On federalism, the government argues that it cannot be left to only SPLM to decide on a new system of government because it is a national issue that must be discussed within the larger constitutional reforms. It must be taken to parliament and then the people decide through referendum, it notes.

The rebels have submitted that federalism should be included in the final agreement because the current systems in South Sudan were handed down via the 2005 Comprehensive Peace Agreement without consulting the people.

Dr Machar’s group further maintains that federalism has been a demand for South Sudanese since 1947 and that the recent gathering of all 64 ethnic groups in March also recommended federalism as a way of avoiding future conflicts.

On the issue of the army, Mr Morgan said the government had agreed that all SPLA fighters who defected with Dr Machar be reinstated to the positions they held before the war. This excludes the militias who were not in the army.

But the other side argues that the SPLA comprises of militias because it has never been transformed into a conventional army. Thus, the number of the soldiers the country needs should be decided upon, taking into account the ethnic diversity.

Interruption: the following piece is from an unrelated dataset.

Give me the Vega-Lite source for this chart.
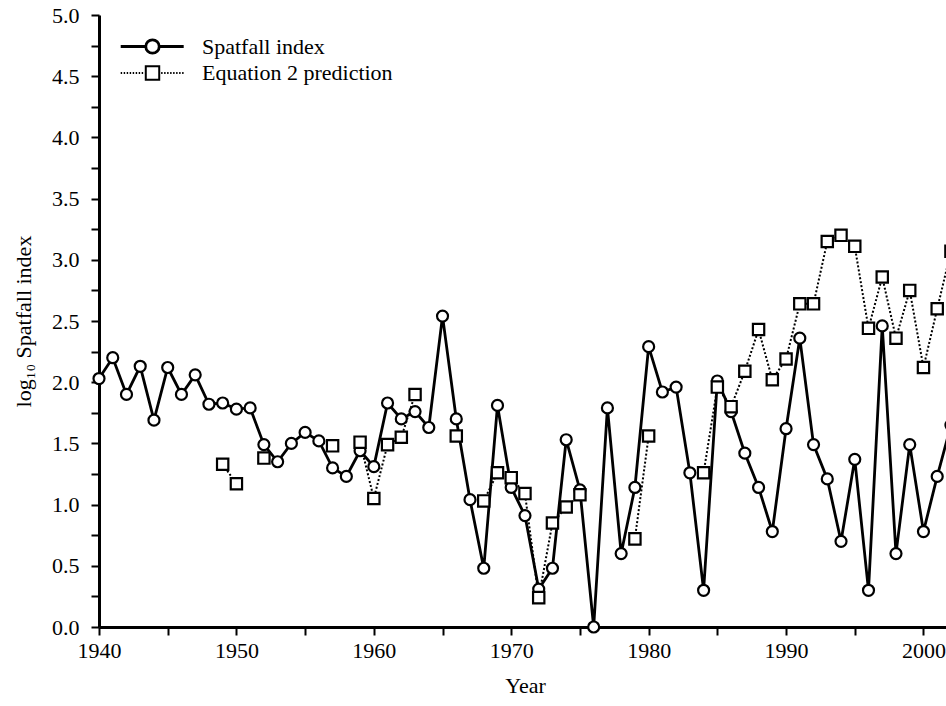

The issue on the compensation of the victims is likely to prove tricky given that civilians have been displaced, killed or lost property in the last 19 months.

Mr Morgan said that the two sides had agreed to set aside $100 million in the budget every year for those who were displaced and lost property in Greater Upper Nile— the amphitheatre the conflict.

The government has also proposed to increase the statutory two per cent oil that the government cedes to Upper Nile to five per cent to help in the reconstruction.

The rebels, however, want the compensation to include other areas like Western Equatoria and northern Bahr-el-Ghazal.